You don't think Kolmogorov complexity captures hierarchical structure? (Ignoring the fact that it isn't computable).
As you correctly point out, it's not computable, so we can't use it for measuring anything in practice. But let's ignore that.
The issue I have with it is that it theoretically measures the lossless compressibility of some sequence of bits, instead of the kind of "hierarchical decomposition that is robust to data loss" that I'm talking about here.
Think about this way: we can randomly zero out half the pixels in a cat photo, and a human being can still see it's the same cat, because it's composed of cat parts that "approximately look like" cat parts (pointy ears, whiskers, etc.), and those parts look like cat parts because they are in turn composed of things that "approximately look like" cat part parts, all the way down to pixels.
AFAIK, there's no way of measuring whether cat photos have more or less of this kind of robust-to-loss hierarchical structure than, say, dog photos, or fruit photos.
However, that still leaves an open problem.
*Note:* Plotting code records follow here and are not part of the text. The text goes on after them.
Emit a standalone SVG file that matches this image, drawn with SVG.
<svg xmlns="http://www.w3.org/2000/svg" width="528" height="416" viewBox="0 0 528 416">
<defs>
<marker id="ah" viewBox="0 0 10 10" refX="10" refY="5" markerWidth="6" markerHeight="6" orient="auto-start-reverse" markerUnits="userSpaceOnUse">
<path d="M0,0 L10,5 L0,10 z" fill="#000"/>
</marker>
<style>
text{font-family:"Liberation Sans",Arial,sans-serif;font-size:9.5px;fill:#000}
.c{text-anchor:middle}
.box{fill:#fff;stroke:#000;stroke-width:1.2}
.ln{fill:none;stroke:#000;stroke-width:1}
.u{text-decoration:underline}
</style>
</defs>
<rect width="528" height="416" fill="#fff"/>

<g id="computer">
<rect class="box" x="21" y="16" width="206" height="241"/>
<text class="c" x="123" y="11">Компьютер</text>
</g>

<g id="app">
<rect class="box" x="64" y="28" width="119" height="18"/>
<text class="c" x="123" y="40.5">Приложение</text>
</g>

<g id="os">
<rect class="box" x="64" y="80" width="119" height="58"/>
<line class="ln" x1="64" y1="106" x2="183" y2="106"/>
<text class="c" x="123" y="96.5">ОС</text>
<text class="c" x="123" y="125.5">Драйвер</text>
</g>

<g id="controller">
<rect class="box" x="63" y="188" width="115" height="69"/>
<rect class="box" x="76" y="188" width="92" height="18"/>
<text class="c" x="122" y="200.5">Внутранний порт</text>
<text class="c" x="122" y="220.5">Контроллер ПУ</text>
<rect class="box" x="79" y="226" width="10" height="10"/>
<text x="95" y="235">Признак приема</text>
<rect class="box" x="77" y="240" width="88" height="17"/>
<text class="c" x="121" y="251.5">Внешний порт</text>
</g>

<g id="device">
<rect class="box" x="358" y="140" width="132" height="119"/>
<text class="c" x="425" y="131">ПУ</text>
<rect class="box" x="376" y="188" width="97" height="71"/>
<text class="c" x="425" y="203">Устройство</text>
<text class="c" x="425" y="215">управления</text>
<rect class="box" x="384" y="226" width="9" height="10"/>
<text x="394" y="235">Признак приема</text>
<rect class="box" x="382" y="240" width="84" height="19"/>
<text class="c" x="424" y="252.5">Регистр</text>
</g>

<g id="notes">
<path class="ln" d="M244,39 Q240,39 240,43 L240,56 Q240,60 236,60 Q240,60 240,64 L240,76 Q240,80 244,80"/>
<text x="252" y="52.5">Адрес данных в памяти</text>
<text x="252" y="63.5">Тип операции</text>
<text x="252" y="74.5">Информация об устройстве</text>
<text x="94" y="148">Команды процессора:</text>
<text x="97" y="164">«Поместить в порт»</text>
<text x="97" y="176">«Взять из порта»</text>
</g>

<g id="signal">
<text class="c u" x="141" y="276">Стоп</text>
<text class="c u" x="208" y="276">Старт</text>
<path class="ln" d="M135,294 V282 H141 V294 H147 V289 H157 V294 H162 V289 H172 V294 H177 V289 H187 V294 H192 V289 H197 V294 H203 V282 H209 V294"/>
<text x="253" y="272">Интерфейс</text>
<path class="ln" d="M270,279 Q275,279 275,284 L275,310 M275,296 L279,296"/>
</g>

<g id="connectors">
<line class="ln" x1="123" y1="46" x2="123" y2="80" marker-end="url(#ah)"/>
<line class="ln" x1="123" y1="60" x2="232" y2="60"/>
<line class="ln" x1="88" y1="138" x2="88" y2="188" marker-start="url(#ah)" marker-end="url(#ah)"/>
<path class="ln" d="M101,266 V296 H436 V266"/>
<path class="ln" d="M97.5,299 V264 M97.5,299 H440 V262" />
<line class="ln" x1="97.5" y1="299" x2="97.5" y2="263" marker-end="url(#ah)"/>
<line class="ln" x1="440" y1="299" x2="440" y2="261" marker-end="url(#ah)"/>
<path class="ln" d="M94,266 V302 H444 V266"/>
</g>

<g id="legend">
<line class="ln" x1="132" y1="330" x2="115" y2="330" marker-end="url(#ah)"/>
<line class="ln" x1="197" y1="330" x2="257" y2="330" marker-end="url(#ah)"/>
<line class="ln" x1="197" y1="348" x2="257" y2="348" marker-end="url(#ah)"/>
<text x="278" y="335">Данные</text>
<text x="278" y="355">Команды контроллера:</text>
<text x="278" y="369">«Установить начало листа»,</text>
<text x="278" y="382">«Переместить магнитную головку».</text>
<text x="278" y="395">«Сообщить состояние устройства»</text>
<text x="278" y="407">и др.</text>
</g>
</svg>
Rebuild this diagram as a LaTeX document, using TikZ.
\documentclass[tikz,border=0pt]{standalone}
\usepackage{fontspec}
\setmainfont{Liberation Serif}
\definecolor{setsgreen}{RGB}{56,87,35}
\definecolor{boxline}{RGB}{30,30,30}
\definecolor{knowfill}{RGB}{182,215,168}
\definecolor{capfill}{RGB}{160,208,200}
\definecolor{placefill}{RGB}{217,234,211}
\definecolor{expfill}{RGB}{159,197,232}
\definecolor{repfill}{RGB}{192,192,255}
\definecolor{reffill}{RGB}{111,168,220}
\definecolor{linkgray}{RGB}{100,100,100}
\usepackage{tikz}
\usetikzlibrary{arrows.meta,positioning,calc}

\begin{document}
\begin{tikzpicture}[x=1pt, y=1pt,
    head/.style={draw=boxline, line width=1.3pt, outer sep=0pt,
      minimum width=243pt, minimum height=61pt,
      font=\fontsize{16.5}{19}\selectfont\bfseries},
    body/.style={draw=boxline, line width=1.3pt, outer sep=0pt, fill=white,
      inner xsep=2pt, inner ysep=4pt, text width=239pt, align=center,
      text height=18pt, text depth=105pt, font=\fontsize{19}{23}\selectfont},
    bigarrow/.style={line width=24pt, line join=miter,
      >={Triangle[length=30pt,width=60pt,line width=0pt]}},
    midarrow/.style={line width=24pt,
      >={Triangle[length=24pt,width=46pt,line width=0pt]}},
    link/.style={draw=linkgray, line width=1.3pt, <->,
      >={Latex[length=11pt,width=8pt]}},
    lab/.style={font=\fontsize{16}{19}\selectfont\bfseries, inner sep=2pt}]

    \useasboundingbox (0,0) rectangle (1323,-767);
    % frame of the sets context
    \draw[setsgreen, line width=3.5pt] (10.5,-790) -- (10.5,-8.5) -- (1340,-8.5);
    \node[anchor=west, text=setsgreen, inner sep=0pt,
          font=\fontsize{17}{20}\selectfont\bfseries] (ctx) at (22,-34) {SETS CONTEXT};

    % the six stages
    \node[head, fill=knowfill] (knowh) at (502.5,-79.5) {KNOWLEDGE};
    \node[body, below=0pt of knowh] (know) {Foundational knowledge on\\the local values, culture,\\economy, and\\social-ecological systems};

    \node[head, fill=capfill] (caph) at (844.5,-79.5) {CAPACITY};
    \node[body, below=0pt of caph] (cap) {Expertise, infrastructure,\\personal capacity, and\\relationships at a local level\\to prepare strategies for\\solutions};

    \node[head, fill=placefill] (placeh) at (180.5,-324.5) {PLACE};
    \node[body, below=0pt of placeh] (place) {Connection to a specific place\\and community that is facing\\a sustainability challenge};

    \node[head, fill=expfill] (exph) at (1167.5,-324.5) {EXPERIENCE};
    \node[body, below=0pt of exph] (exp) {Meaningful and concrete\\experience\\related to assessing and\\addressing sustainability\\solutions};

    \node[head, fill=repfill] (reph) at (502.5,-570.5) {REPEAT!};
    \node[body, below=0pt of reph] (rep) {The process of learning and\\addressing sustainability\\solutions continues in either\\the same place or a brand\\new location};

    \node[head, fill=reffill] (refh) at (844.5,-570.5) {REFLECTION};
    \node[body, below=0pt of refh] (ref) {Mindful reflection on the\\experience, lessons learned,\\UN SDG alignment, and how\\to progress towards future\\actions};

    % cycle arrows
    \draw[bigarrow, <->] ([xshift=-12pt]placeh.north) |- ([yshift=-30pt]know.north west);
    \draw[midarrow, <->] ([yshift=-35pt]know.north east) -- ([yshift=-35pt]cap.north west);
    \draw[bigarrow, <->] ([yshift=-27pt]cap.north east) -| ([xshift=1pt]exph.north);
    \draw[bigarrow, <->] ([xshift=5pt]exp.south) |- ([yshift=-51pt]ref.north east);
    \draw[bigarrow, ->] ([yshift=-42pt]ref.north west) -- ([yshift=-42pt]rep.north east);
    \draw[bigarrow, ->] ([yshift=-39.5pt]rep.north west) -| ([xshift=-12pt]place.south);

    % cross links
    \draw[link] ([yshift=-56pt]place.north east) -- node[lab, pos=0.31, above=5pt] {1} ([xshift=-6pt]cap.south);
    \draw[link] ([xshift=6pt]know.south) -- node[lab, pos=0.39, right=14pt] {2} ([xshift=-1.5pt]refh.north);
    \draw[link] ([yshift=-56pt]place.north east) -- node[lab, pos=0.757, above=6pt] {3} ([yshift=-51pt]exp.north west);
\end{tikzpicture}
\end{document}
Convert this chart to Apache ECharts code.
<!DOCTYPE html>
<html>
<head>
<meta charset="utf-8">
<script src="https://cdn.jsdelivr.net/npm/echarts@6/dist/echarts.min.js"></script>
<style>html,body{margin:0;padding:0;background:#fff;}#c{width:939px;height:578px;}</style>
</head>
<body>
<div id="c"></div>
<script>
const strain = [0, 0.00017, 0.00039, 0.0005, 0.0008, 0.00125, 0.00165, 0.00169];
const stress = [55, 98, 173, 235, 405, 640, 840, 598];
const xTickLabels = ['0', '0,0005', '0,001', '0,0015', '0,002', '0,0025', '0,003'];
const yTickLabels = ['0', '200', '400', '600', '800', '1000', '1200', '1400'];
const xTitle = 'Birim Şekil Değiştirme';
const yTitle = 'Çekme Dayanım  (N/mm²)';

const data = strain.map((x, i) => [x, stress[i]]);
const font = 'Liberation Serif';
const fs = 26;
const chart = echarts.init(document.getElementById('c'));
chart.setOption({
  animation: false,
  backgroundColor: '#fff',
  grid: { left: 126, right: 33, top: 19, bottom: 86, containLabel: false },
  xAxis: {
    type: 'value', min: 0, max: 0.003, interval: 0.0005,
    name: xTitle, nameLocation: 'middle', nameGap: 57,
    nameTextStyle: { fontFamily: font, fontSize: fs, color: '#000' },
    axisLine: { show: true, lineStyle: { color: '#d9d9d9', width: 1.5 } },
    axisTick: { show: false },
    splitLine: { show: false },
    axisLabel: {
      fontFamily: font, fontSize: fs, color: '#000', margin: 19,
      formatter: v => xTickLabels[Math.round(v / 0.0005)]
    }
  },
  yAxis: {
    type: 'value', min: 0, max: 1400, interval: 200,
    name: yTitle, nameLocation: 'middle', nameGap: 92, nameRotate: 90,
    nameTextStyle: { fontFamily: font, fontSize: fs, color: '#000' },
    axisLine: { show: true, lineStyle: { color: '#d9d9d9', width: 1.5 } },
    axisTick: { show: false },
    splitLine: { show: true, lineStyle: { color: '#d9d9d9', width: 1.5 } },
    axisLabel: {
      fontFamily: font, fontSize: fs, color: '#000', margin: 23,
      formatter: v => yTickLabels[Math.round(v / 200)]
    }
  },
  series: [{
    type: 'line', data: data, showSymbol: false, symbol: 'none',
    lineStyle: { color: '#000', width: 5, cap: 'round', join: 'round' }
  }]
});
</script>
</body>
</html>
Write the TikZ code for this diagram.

To the best of my knowledge there is no good way to measure "tractability," i.e., how much structure a problem has in comparison to other problems.
For example, I don't think there is a good way to measure how much more tractable -- i.e., how much more structure there is in -- the problem of classifying dog/cat photos versus the problem of classifying dog/cat/wolf photos versus the problem of classifying fruit/vegetable photos.
The various measures of "structure" that we have today (Shannon entropy, algorithmic information content, etc.) fall short for measuring the kind of hierarchical structure (multiple levels of function composition) that is prevalent in high-dimensional problems of interest.
Any research that might lead to a good way of measuring "hierarchical structure" (for lack of a better term) seems important to me.